-- BEGIN --
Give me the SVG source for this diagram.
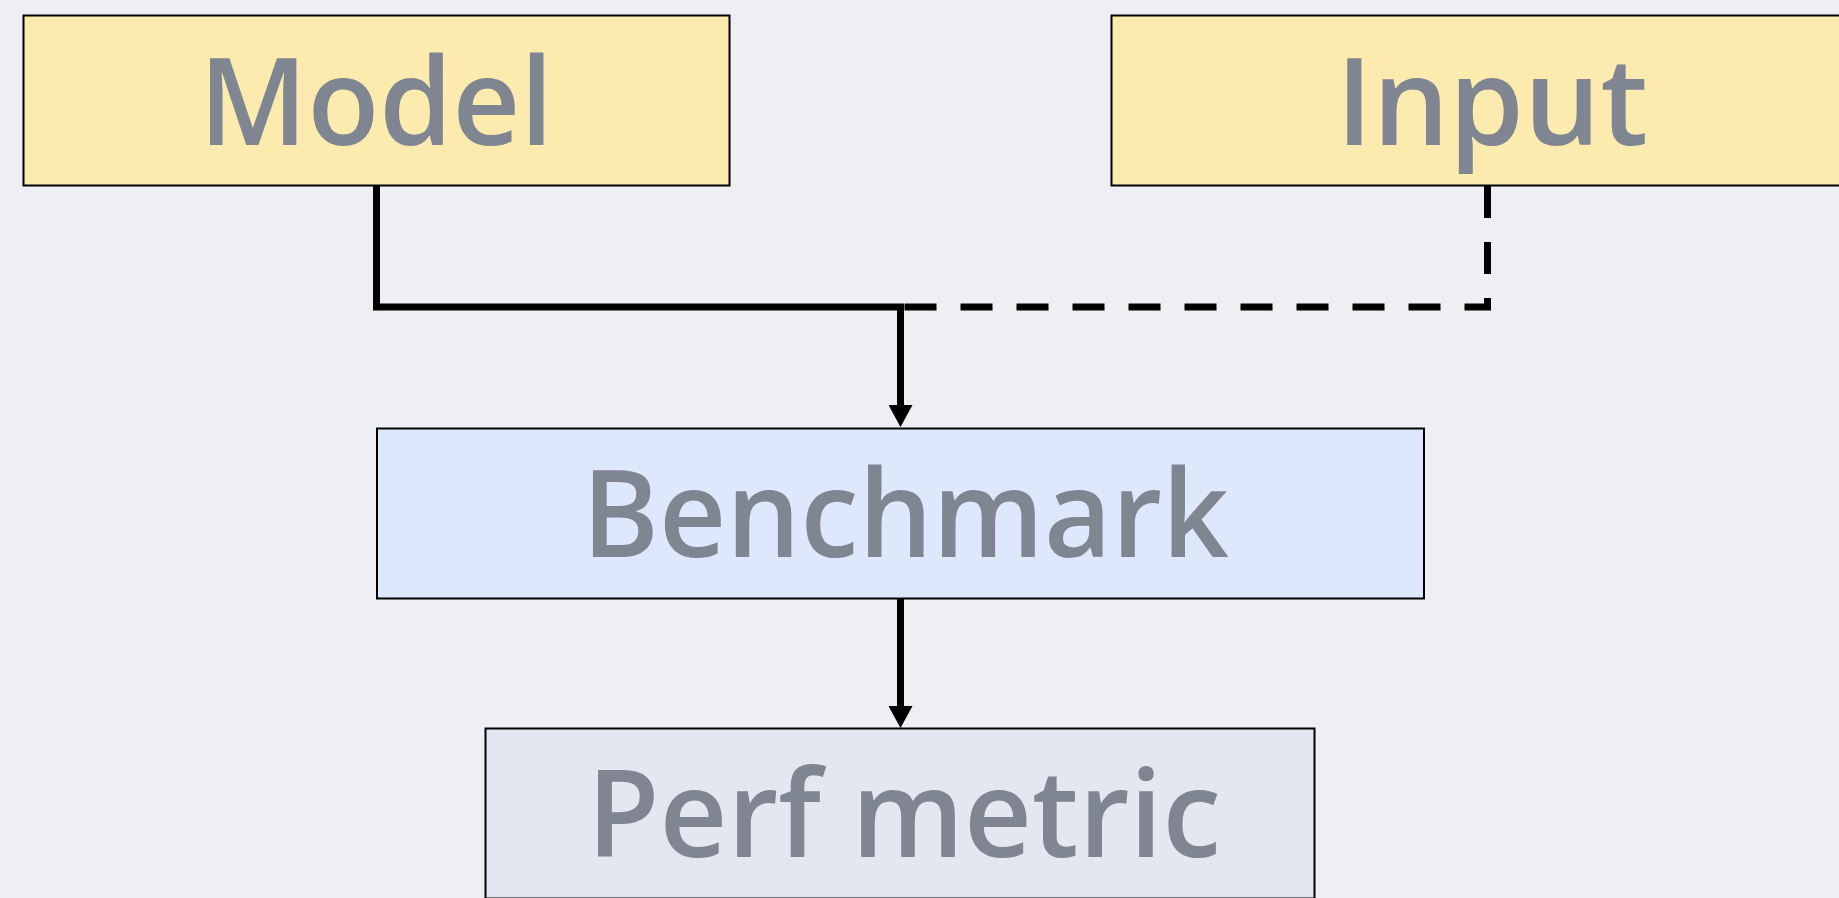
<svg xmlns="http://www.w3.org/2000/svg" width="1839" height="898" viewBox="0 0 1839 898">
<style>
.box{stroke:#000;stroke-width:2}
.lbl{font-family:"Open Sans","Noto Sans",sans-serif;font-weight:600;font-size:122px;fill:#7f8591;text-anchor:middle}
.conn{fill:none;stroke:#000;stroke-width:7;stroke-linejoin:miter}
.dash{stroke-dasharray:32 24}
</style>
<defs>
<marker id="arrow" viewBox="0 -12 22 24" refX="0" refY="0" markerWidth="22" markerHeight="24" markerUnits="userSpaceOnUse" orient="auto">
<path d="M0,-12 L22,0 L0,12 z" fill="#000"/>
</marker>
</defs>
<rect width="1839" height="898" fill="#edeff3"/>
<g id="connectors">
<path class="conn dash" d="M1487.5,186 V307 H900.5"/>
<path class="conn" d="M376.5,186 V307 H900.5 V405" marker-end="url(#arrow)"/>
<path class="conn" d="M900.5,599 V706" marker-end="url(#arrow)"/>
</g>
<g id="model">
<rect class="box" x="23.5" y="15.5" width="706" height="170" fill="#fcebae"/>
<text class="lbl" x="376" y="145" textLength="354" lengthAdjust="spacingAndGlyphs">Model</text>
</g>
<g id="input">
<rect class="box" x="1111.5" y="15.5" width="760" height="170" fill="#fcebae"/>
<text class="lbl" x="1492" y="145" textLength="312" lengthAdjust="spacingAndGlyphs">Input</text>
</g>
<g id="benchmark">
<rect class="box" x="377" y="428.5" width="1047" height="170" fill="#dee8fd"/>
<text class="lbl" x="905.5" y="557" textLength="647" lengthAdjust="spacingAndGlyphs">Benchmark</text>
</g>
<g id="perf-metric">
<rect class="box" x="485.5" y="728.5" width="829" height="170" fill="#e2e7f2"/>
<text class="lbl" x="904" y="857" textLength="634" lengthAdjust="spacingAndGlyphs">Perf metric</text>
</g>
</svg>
-- END --
→ Exercise aim
Would you set down the listing exactly, omitting pictures?

→ The answer
Give me the SVG source for this diagram.
<svg xmlns="http://www.w3.org/2000/svg" width="1839" height="898" viewBox="0 0 1839 898">
<style>
.box{stroke:#000;stroke-width:2}
.lbl{font-family:"Open Sans","Noto Sans",sans-serif;font-weight:600;font-size:122px;fill:#7f8591;text-anchor:middle}
.conn{fill:none;stroke:#000;stroke-width:7;stroke-linejoin:miter}
.dash{stroke-dasharray:32 24}
</style>
<defs>
<marker id="arrow" viewBox="0 -12 22 24" refX="0" refY="0" markerWidth="22" markerHeight="24" markerUnits="userSpaceOnUse" orient="auto">
<path d="M0,-12 L22,0 L0,12 z" fill="#000"/>
</marker>
</defs>
<rect width="1839" height="898" fill="#edeff3"/>
<g id="connectors">
<path class="conn dash" d="M1487.5,186 V307 H900.5"/>
<path class="conn" d="M376.5,186 V307 H900.5 V405" marker-end="url(#arrow)"/>
<path class="conn" d="M900.5,599 V706" marker-end="url(#arrow)"/>
</g>
<g id="model">
<rect class="box" x="23.5" y="15.5" width="706" height="170" fill="#fcebae"/>
<text class="lbl" x="376" y="145" textLength="354" lengthAdjust="spacingAndGlyphs">Model</text>
</g>
<g id="input">
<rect class="box" x="1111.5" y="15.5" width="760" height="170" fill="#fcebae"/>
<text class="lbl" x="1492" y="145" textLength="312" lengthAdjust="spacingAndGlyphs">Input</text>
</g>
<g id="benchmark">
<rect class="box" x="377" y="428.5" width="1047" height="170" fill="#dee8fd"/>
<text class="lbl" x="905.5" y="557" textLength="647" lengthAdjust="spacingAndGlyphs">Benchmark</text>
</g>
<g id="perf-metric">
<rect class="box" x="485.5" y="728.5" width="829" height="170" fill="#e2e7f2"/>
<text class="lbl" x="904" y="857" textLength="634" lengthAdjust="spacingAndGlyphs">Perf metric</text>
</g>
</svg>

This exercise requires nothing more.